Обширные цитаты из записок Киселевой позволяют составить представление о том, как выглядел искренний и неподдельный, но притом вполне тоталитарный дискурс рядового человека советской эпохи и каков внутренний мир человека, выражающего себя этим языком в этом дискурсе.
Глава с цитатами из текста Киселевой построена в соответствии с выделенными Сандомирской тематическими клише типа «защитник Родины», «сыновья Родины» и т. п. На мой взгляд, этот прием нерезультативен, ибо заведомо ведет к тавтологии. Если бы объектом анализа были не записки жительницы провинциального городка, а, допустим, дневник колхозницы из глухой деревни, где нет ни газет, ни телевизора, то и здесь было бы крайне наивно предполагать, что о войне или политике такой автор сможет писать, не используя клише, а именно «своими словами». Однако в последнем случае исследовательский интерес был бы в том, откуда в столь «особом» случае заимствовался бы дискурс.
Возвращаясь к уже упомянутой книге Зорина, подчеркну, что чтение книги Сандомирской «на фоне» текста Зорина полезно для выявления тенденций внутри науки. Перед нами кардинально разные типы научного дискурса. Сандомирская, будучи по самоидентификации лингвистом, отнюдь не озабочена строгостью своих этюдов. В противоположность ей Зорин, для которого референтным фоном являются не только «новый историзм»[24] и антропология Гирца, но и идеологически проинтерпретированные метафоры событий 1991–1993 годов, остается академическим ученым.
В наибольшей мере этот контраст проявляется в разделах, посвященных одной и той же идеологически значимой фигуре — Шишкову. В отличие от Зорина, Сандомирская не слишком озабочена увязыванием творчества Шишкова с расстановкой политических сил и задачами обеспечения империи работающими идеологемами в критический для государства период.
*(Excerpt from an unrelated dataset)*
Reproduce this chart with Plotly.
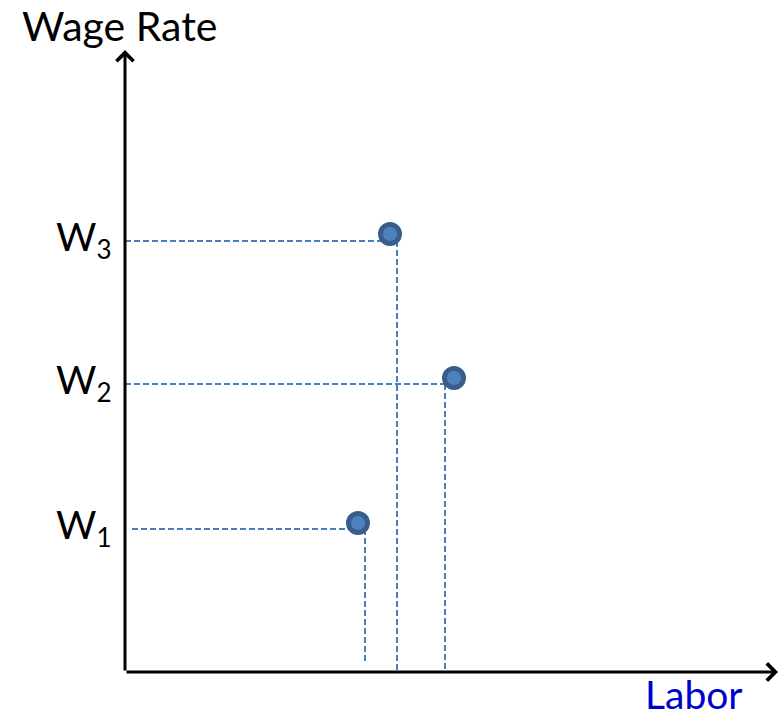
import plotly.graph_objects as go

# Data (units measured from the origin of the diagram)
wage_labels = ["W", "W", "W"]
wage_subs = ["1", "2", "3"]
labor = [233, 329, 265]          # labour quantity of each point
wage = [149, 294, 438]           # wage rate of each point
guide_wage = [143, 288, 431]     # height of horizontal guide lines
guide_h_start = [7, 0, 0]
guide_h_end = [233, 320, 262]
guide_labor = [240, 320, 272]    # x of vertical guide lines
guide_v_floor = [10, 0, 0]
x_axis_end = 653
y_axis_end = 622

GUIDE = "#4A7EBB"
FONT = "Lato"

fig = go.Figure()

for i in range(len(labor)):
    fig.add_trace(go.Scatter(
        x=[guide_h_start[i], guide_h_end[i]], y=[guide_wage[i], guide_wage[i]],
        mode="lines", line=dict(color=GUIDE, width=2, dash="6px,3px"),
        hoverinfo="skip"))
    fig.add_trace(go.Scatter(
        x=[guide_labor[i], guide_labor[i]], y=[guide_wage[i], guide_v_floor[i]],
        mode="lines", line=dict(color=GUIDE, width=2, dash="6px,3px"),
        hoverinfo="skip"))

fig.add_trace(go.Scatter(
    x=labor, y=wage, mode="markers",
    marker=dict(size=19, color="#4F81BD", line=dict(color="#385D8A", width=5))))

annotations = []
# axes with arrows
annotations.append(dict(x=0, y=y_axis_end, ax=0, ay=0, xref="x", yref="y",
                        axref="x", ayref="y", showarrow=True, arrowhead=4,
                        arrowsize=1.1, arrowwidth=3, arrowcolor="black", text="",
                        standoff=0))
annotations.append(dict(x=x_axis_end, y=0, ax=0, ay=0, xref="x", yref="y",
                        axref="x", ayref="y", showarrow=True, arrowhead=4,
                        arrowsize=1.1, arrowwidth=3, arrowcolor="black", text="",
                        standoff=0))
annotations.append(dict(x=-6, y=647, xref="x", yref="y", text="Wage Rate",
                        showarrow=False, xanchor="center", yanchor="middle",
                        font=dict(family=FONT, size=41, color="black")))
annotations.append(dict(x=569, y=-22, xref="x", yref="y", text="Labor",
                        showarrow=False, xanchor="center", yanchor="middle",
                        font=dict(family=FONT, size=39, color="#0000CC")))
for i, lab in enumerate(wage_labels):
    txt = lab + '<sub><span style="font-size:26px">' + wage_subs[i] + "</span></sub>"
    annotations.append(dict(x=-12, y=guide_wage[i] + 2, xref="x", yref="y", text=txt,
                            showarrow=False, xanchor="right", yanchor="middle",
                            font=dict(family=FONT, size=39, color="black")))

fig.update_layout(
    width=782, height=717,
    margin=dict(l=0, r=0, t=0, b=0),
    paper_bgcolor="white", plot_bgcolor="white",
    showlegend=False,
    xaxis=dict(range=[-125, 657], visible=False, fixedrange=True),
    yaxis=dict(range=[-45, 672], visible=False, fixedrange=True),
    annotations=annotations,
)

# remove the default 8px page margin so the figure fills the window exactly
fig.write_html("out.html", config={"displayModeBar": False},
               post_script="document.body.style.margin='0';document.body.style.overflow='hidden';")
Она как бы рассматривает Шишкова «вообще» как создателя определенного типа русского патриотизма, не акцентируя невостребованность его идеологем на государственном уровне вплоть до начала наступления Наполеона и, напротив, совпадения с политическими экспектациями в момент мобилизации русского социума для противостояния иноземному нашествию.